Originally featured in Points West in Summer 2009
Gray wolf skull
Collections serve different purposes in different types of museums. Biological and paleontological specimens in natural history museums provide us with the record of life on earth. This record reveals changes in the presence, distribution, and relative abundance of plants and animals through time. It also allows us to explore how individuals of a species vary from one another given their geographic location.
This “geographic variation” has generated much national interest in recent years, especially with the gray wolves (Canis lupus), captured in Canada and released in Yellowstone National Park in the mid-1990s. Were they representative of the population of gray wolves that historically inhabited the Greater Yellowstone region?
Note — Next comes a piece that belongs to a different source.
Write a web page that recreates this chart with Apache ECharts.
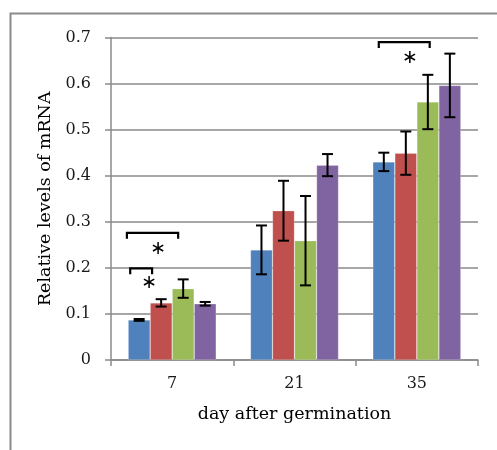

One way to find out is to measure and compare physical traits of gray wolves currently living in the Yellowstone region to those that were collected from this area prior to the Canadian introductions.
Wolf specimens provide the critical information needed to explore this question. The Draper Natural History Museum is one repository for modern gray wolf specimens from the Yellowstone region. The picture specimen is one of several received after the wolves were killed by the U.S. Fish and Wildlife Service for preying on livestock. Our volunteers prepared it in our open laboratory so that visitors could get a behind-the-scenes glimpse. In fact, the laboratory has become one of the most popular “exhibits” in the Draper!
As the availability of research specimens of Yellowstone area wolves increases, we will be better able to answer questions—such as the one raised here—and explore new ones about gray wolf biology and ecology.